→ Provided data:
● ● ● ● ● ● ●

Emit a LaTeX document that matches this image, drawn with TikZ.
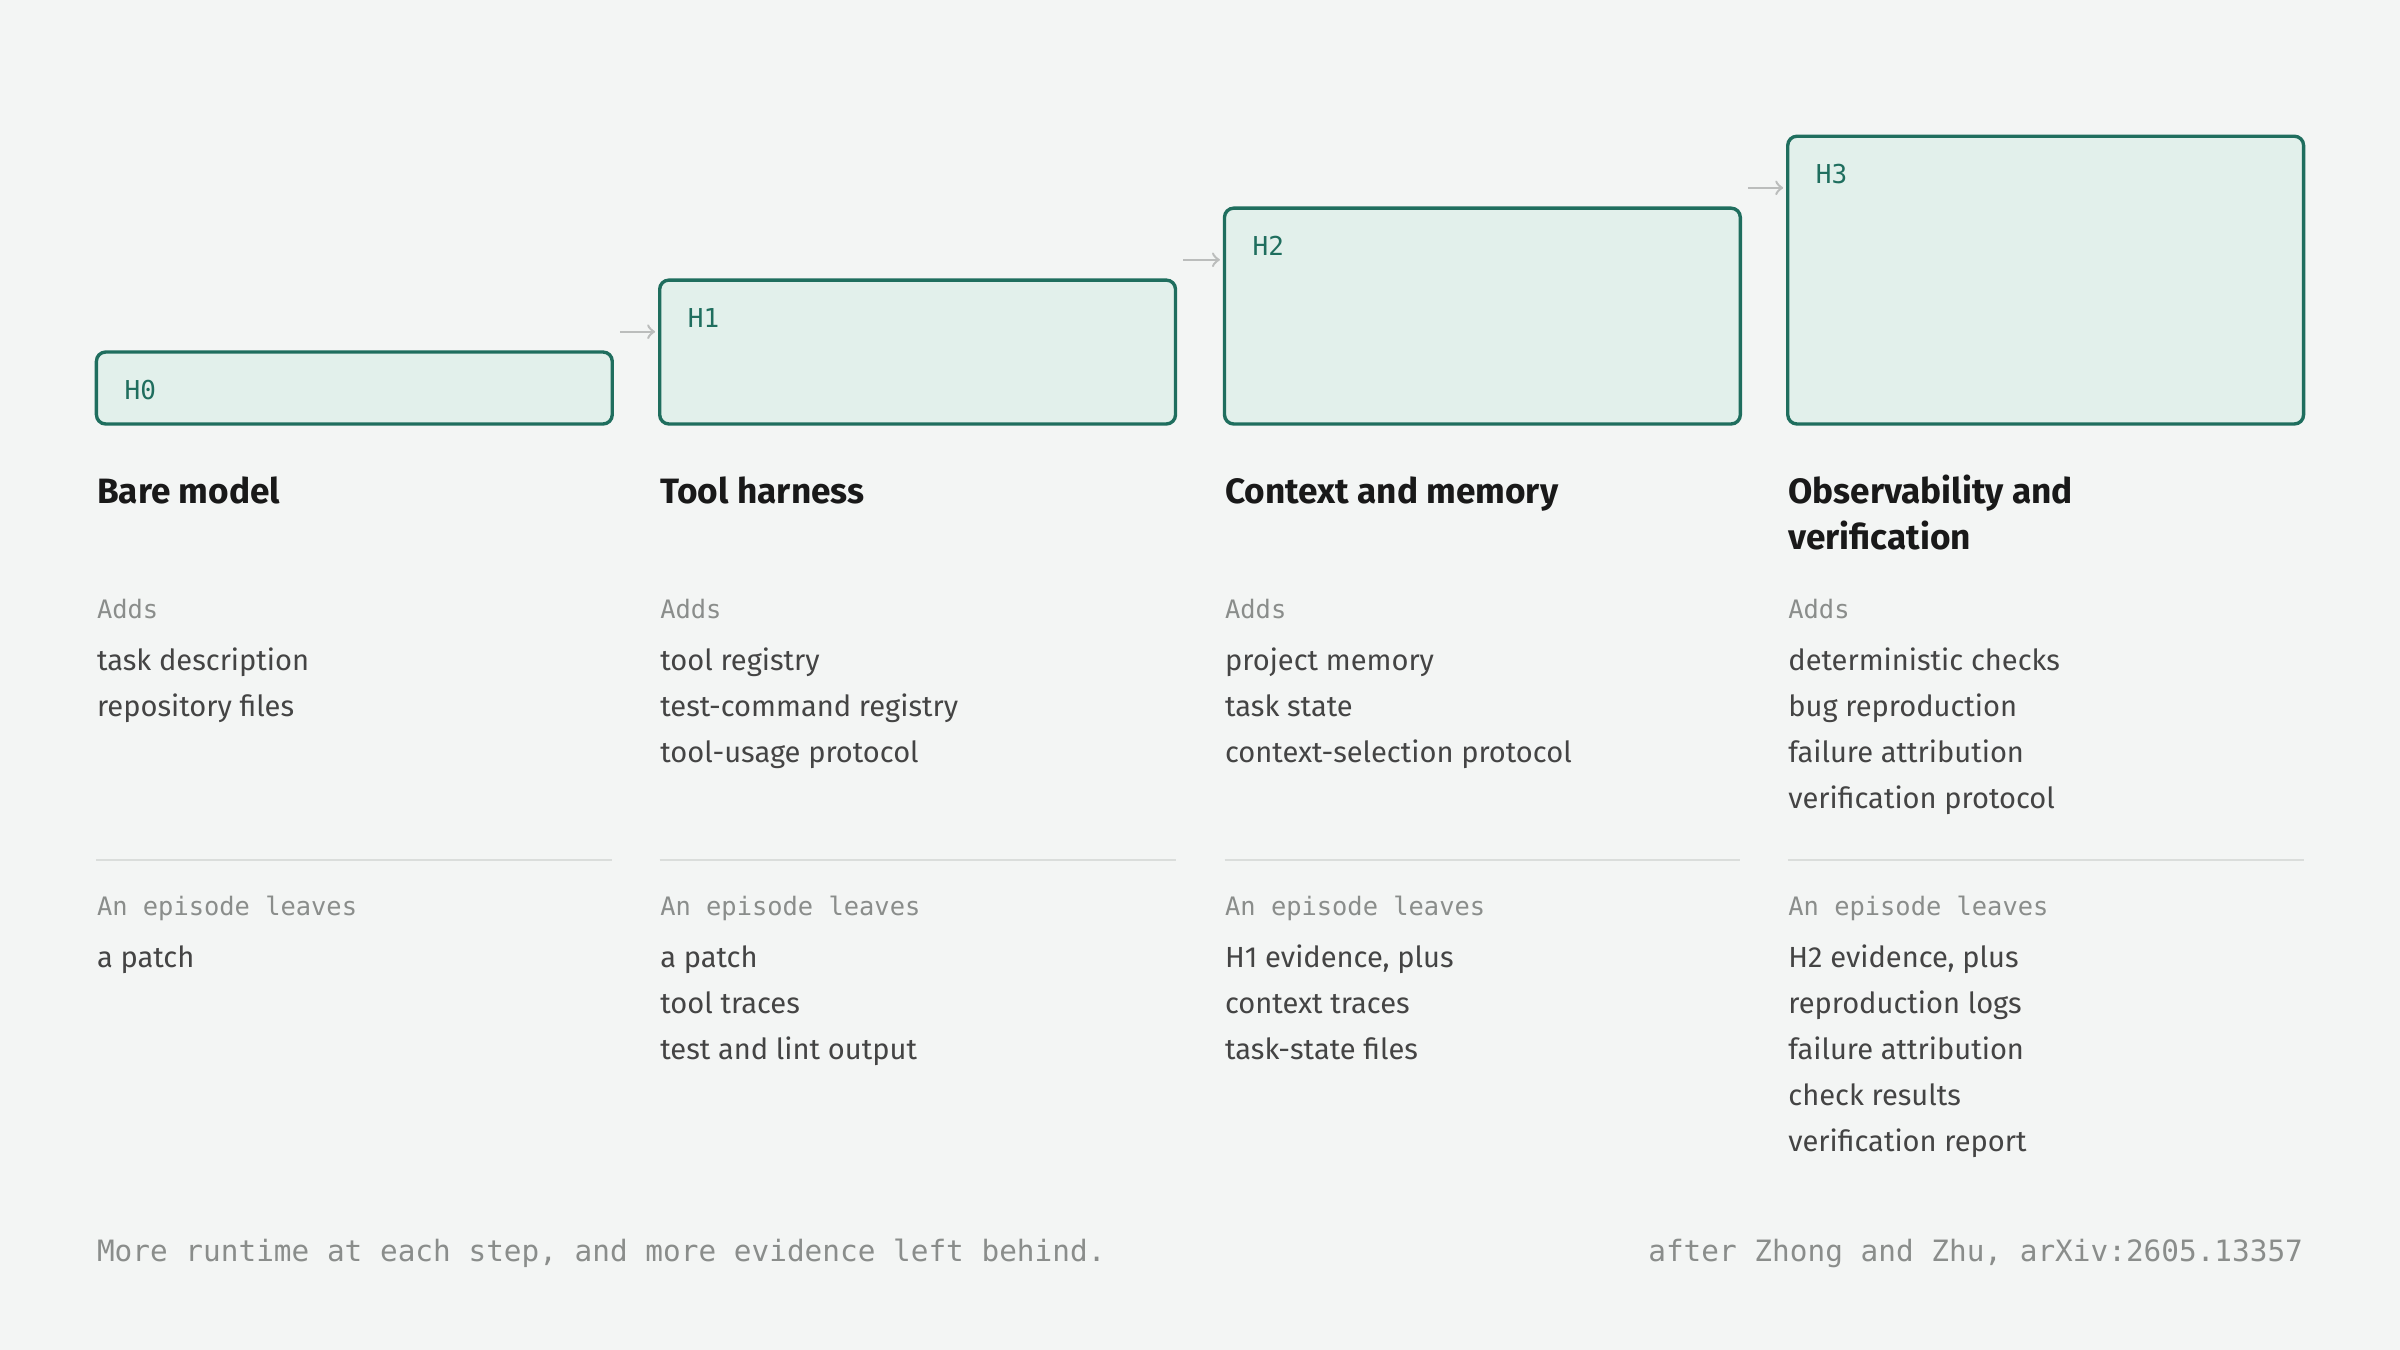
\documentclass[tikz,border=0pt]{standalone}
\usepackage{fontspec}
\setmainfont{Fira Sans}
\setmonofont{DejaVu Sans Mono}
\usetikzlibrary{calc}
\definecolor{bgcol}{HTML}{F3F5F4}
\definecolor{boxfill}{HTML}{E2F0EB}
\definecolor{boxline}{HTML}{1F6E5E}
\definecolor{itemcol}{HTML}{444444}
\definecolor{greycol}{HTML}{8A8D8B}
\definecolor{rulecol}{HTML}{DADDDB}
\definecolor{arrowcol}{HTML}{BBBDBC}
\begin{document}
\begin{tikzpicture}[x=0.5pt,y=-0.5pt]

	% styles
	\tikzstyle{stage}=[draw=boxline,fill=boxfill,line width=1.1pt,rounded corners=3pt];
	\tikzstyle{tag}=[anchor=base west,inner sep=0pt,text=boxline,font=\ttfamily\fontsize{8.5}{10}\selectfont];
	\tikzstyle{title}=[anchor=base west,inner sep=0pt,align=left,font=\bfseries\fontsize{11.5}{15}\selectfont,text=black!90];
	\tikzstyle{caption}=[anchor=base west,inner sep=0pt,text=greycol,font=\ttfamily\fontsize{8.3}{10}\selectfont];
	\tikzstyle{items}=[anchor=base west,inner sep=0pt,align=left,text=itemcol,font=\fontsize{9.5}{15}\selectfont];
	\tikzstyle{nextstage}=[->,arrowcol,line width=0.8pt,shorten <=2.5pt,shorten >=1.5pt];

	% background
	\fill[bgcol] (0,0) rectangle (1568,882);
	\useasboundingbox (0,0) rectangle (1568,882);

	% stage boxes and their tags
	\draw[style=stage] (63,230) rectangle (400,277);
	\draw[style=stage] (431,183) rectangle (768,277);
	\draw[style=stage] (800,136) rectangle (1137,277);
	\draw[style=stage] (1168,89) rectangle (1505,277);
	\coordinate (h0) at (400,277);
	\coordinate (h1) at (431,183);
	\coordinate (h1r) at (768,277);
	\coordinate (h2) at (800,136);
	\coordinate (h2r) at (1137,277);
	\coordinate (h3) at (1168,89);
	\node[style=tag] (t0) at (81,261) {H0};
	\node[style=tag] (t1) at (449,214) {H1};
	\node[style=tag] (t2) at (818,167) {H2};
	\node[style=tag] (t3) at (1186,120) {H3};

	% steps
	\draw[style=nextstage] ($(h0 |- t1.mid)+(0,8)$) -- ($(h1 |- t1.mid)+(0,8)$);
	\draw[style=nextstage] ($(h1r |- t2.mid)+(0,8)$) -- ($(h2 |- t2.mid)+(0,8)$);
	\draw[style=nextstage] ($(h2r |- t3.mid)+(0,8)$) -- ($(h3 |- t3.mid)+(0,8)$);

	% titles (base = last line)
	\node[style=title] (n0) at (63,329) {Bare model};
	\node[style=title] (n1) at (431,329) {Tool harness};
	\node[style=title] (n2) at (800,329) {Context and memory};
	\node[style=title] (n3) at (1168,359) {Observability and\\verification};

	% adds
	\foreach \x/\nm in {63/a0,431/a1,800/a2,1168/a3}{
		\node[style=caption] (\nm) at (\x,404) {Adds};
		\draw[rulecol,line width=0.6pt] (\x,562) -- ++(337,0);
		\node[style=caption] (e\nm) at (\x,598) {An episode leaves};
	}
	\node[style=items] (i0) at (63,468) {task description\\repository files};
	\node[style=items] (i1) at (431,498) {tool registry\\test-command registry\\tool-usage protocol};
	\node[style=items] (i2) at (800,498) {project memory\\task state\\context-selection protocol};
	\node[style=items] (i3) at (1168,528) {deterministic checks\\bug reproduction\\failure attribution\\verification protocol};

	% episode leaves
	\node[style=items] (l0) at (63,632) {a patch};
	\node[style=items] (l1) at (431,692) {a patch\\tool traces\\test and lint output};
	\node[style=items] (l2) at (800,692) {H1 evidence, plus\\context traces\\task-state files};
	\node[style=items] (l3) at (1168,752) {H2 evidence, plus\\reproduction logs\\failure attribution\\check results\\verification report};

	% footer
	\node[anchor=base west,inner sep=0pt,text=greycol,font=\ttfamily\fontsize{9.6}{12}\selectfont] (foot) at (63,824) {More runtime at each step, and more evidence left behind.};
	\node[anchor=base east,inner sep=0pt,text=greycol,font=\ttfamily\fontsize{9.6}{12}\selectfont] (cite) at (1505,824) {after Zhong and Zhu, arXiv:2605.13357};

\end{tikzpicture}
\end{document}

● ● ● ● ● ● ●

→ Written problem:
Leave out the pictures and print every line of the data exactly.

→ The completed task:
Emit a LaTeX document that matches this image, drawn with TikZ.
\documentclass[tikz,border=0pt]{standalone}
\usepackage{fontspec}
\setmainfont{Fira Sans}
\setmonofont{DejaVu Sans Mono}
\usetikzlibrary{calc}
\definecolor{bgcol}{HTML}{F3F5F4}
\definecolor{boxfill}{HTML}{E2F0EB}
\definecolor{boxline}{HTML}{1F6E5E}
\definecolor{itemcol}{HTML}{444444}
\definecolor{greycol}{HTML}{8A8D8B}
\definecolor{rulecol}{HTML}{DADDDB}
\definecolor{arrowcol}{HTML}{BBBDBC}
\begin{document}
\begin{tikzpicture}[x=0.5pt,y=-0.5pt]

	% styles
	\tikzstyle{stage}=[draw=boxline,fill=boxfill,line width=1.1pt,rounded corners=3pt];
	\tikzstyle{tag}=[anchor=base west,inner sep=0pt,text=boxline,font=\ttfamily\fontsize{8.5}{10}\selectfont];
	\tikzstyle{title}=[anchor=base west,inner sep=0pt,align=left,font=\bfseries\fontsize{11.5}{15}\selectfont,text=black!90];
	\tikzstyle{caption}=[anchor=base west,inner sep=0pt,text=greycol,font=\ttfamily\fontsize{8.3}{10}\selectfont];
	\tikzstyle{items}=[anchor=base west,inner sep=0pt,align=left,text=itemcol,font=\fontsize{9.5}{15}\selectfont];
	\tikzstyle{nextstage}=[->,arrowcol,line width=0.8pt,shorten <=2.5pt,shorten >=1.5pt];

	% background
	\fill[bgcol] (0,0) rectangle (1568,882);
	\useasboundingbox (0,0) rectangle (1568,882);

	% stage boxes and their tags
	\draw[style=stage] (63,230) rectangle (400,277);
	\draw[style=stage] (431,183) rectangle (768,277);
	\draw[style=stage] (800,136) rectangle (1137,277);
	\draw[style=stage] (1168,89) rectangle (1505,277);
	\coordinate (h0) at (400,277);
	\coordinate (h1) at (431,183);
	\coordinate (h1r) at (768,277);
	\coordinate (h2) at (800,136);
	\coordinate (h2r) at (1137,277);
	\coordinate (h3) at (1168,89);
	\node[style=tag] (t0) at (81,261) {H0};
	\node[style=tag] (t1) at (449,214) {H1};
	\node[style=tag] (t2) at (818,167) {H2};
	\node[style=tag] (t3) at (1186,120) {H3};

	% steps
	\draw[style=nextstage] ($(h0 |- t1.mid)+(0,8)$) -- ($(h1 |- t1.mid)+(0,8)$);
	\draw[style=nextstage] ($(h1r |- t2.mid)+(0,8)$) -- ($(h2 |- t2.mid)+(0,8)$);
	\draw[style=nextstage] ($(h2r |- t3.mid)+(0,8)$) -- ($(h3 |- t3.mid)+(0,8)$);

	% titles (base = last line)
	\node[style=title] (n0) at (63,329) {Bare model};
	\node[style=title] (n1) at (431,329) {Tool harness};
	\node[style=title] (n2) at (800,329) {Context and memory};
	\node[style=title] (n3) at (1168,359) {Observability and\\verification};

	% adds
	\foreach \x/\nm in {63/a0,431/a1,800/a2,1168/a3}{
		\node[style=caption] (\nm) at (\x,404) {Adds};
		\draw[rulecol,line width=0.6pt] (\x,562) -- ++(337,0);
		\node[style=caption] (e\nm) at (\x,598) {An episode leaves};
	}
	\node[style=items] (i0) at (63,468) {task description\\repository files};
	\node[style=items] (i1) at (431,498) {tool registry\\test-command registry\\tool-usage protocol};
	\node[style=items] (i2) at (800,498) {project memory\\task state\\context-selection protocol};
	\node[style=items] (i3) at (1168,528) {deterministic checks\\bug reproduction\\failure attribution\\verification protocol};

	% episode leaves
	\node[style=items] (l0) at (63,632) {a patch};
	\node[style=items] (l1) at (431,692) {a patch\\tool traces\\test and lint output};
	\node[style=items] (l2) at (800,692) {H1 evidence, plus\\context traces\\task-state files};
	\node[style=items] (l3) at (1168,752) {H2 evidence, plus\\reproduction logs\\failure attribution\\check results\\verification report};

	% footer
	\node[anchor=base west,inner sep=0pt,text=greycol,font=\ttfamily\fontsize{9.6}{12}\selectfont] (foot) at (63,824) {More runtime at each step, and more evidence left behind.};
	\node[anchor=base east,inner sep=0pt,text=greycol,font=\ttfamily\fontsize{9.6}{12}\selectfont] (cite) at (1505,824) {after Zhong and Zhu, arXiv:2605.13357};

\end{tikzpicture}
\end{document}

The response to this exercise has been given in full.